Un film impresionista, hecho de pequeñas pinceladas que sólo en el conjunto revelan el carácter elegíaco del retrato de familia, otra muestra de la sabiduría cinematográfica y la sensibilidad poética de Hirokazu Kore-eda, un cineasta que, como pocos, merece ser llamado humanista. Esta delicada joya le fue inspirada por la muerte de sus padres -o más exactamente por el pesar que le dejó sentir que no había estado lo suficientemente cerca de ellos en los últimos años-, pero ni es autobiográfica (aunque sí rescata algunas de sus vivencias personales) ni está cargada de tristeza. Todo lo contrario: como en su memorable After Life , este japonés universal parte de la muerte para hablar de la vida. Que, como sugiere el título, siempre continúa su marcha aunque haya desgracias, contratiempos, conflictos y desdichas.
Por eso se ciñe a veinticuatro horas en la vida de una familia, precisamente en uno de esos escasos días, como el Año Nuevo o el Festival de los Muertos, en que la tradición invita a reunirse: el aniversario de una pérdida. En este caso, la del hermano mayor, que murió años atrás cuando se arrojó al agua para salvar a un muchacho que estaba ahogándose. Es una ausencia que se siente: al padre médico lo dejó sin heredero profesional; la madre, figura tierna y dominante, aún espera que su espíritu vuelva transmutado en mariposa; el otro hijo varón, que se ha casado con una divorciada y es quien recuerda el día en familia -según sugiere el conmovedor epílogo-, es el protagonista que todavía debe tolerar el disgusto paterno por no haber seguido sus pasos y la constante comparación con el hermano modelo. Están también la hija mujer con su marido bonachón y sus ruidosos hijos.

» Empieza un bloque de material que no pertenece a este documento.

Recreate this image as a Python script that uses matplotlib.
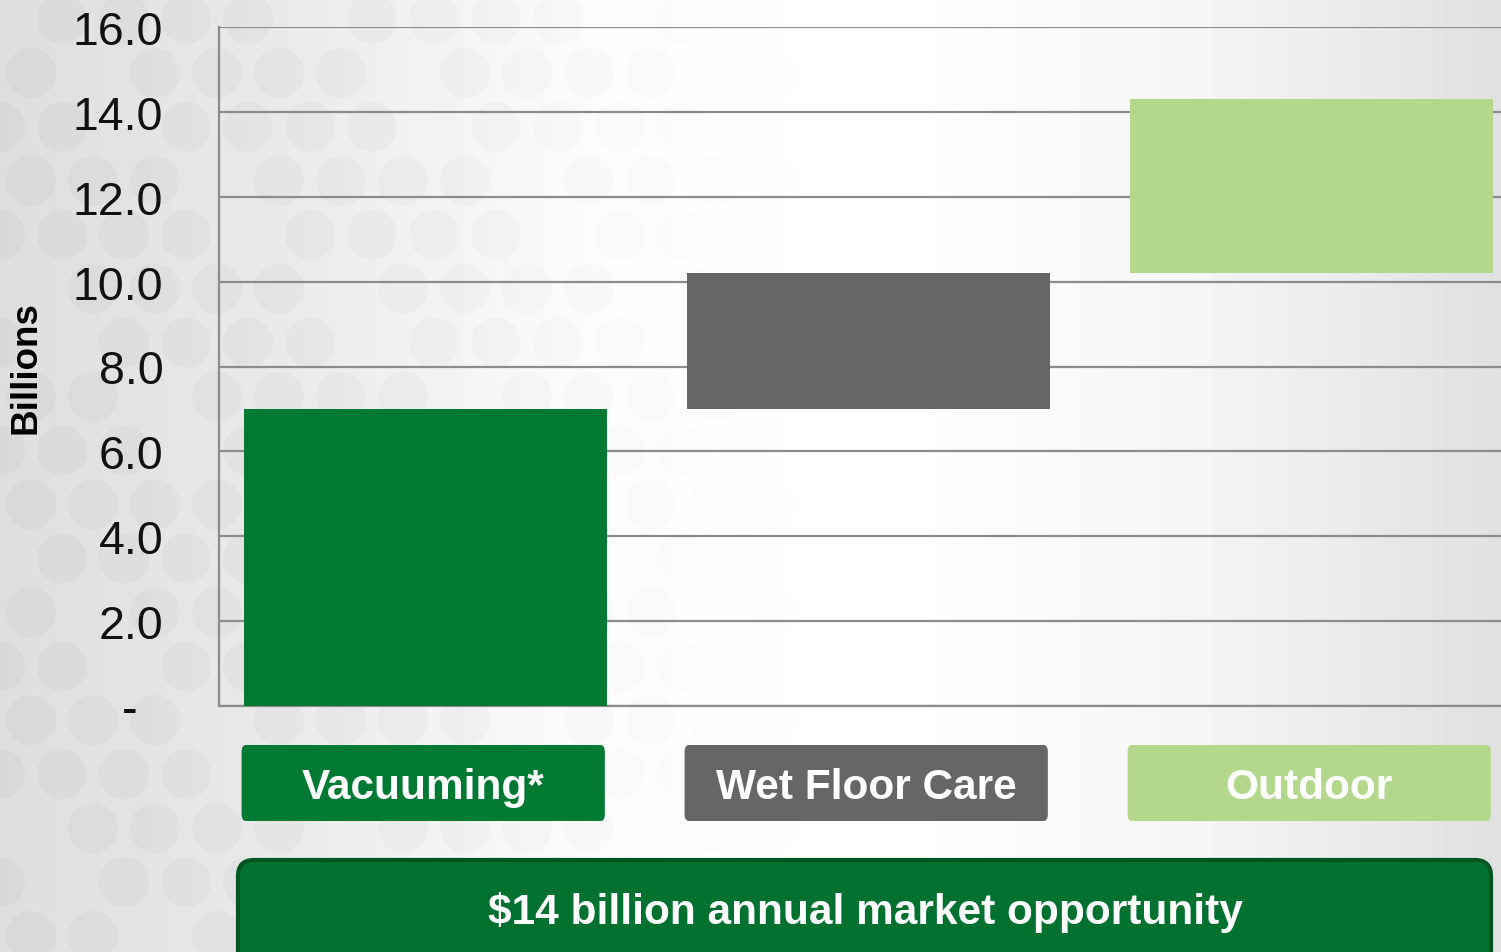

Muy poco sucede en la superficie: no habrá al cabo de la jornada cambios, choques ni conflictos, pero en cada segundo, mientras se repiten los rituales domésticos y se avivan recuerdos (la receta de tempura trae los olores de la infancia) el ojo sensible de Kore-eda sabe hallar en los rostros, en las palabras, en los silencios y hasta en los objetos señales de las tensiones que corren por debajo y que son similares a las que pueden percibirse en cualquier familia de cualquier origen: pequeñas traiciones, alguna crueldad, callados rencores, pero también una cálida corriente afectiva. La admirable puesta en escena -humor incluido- cuenta con actores que son pura espontaneidad e imágenes que responden a la sutil y conmovedora mirada poética del autor. Lo dicho: una joya.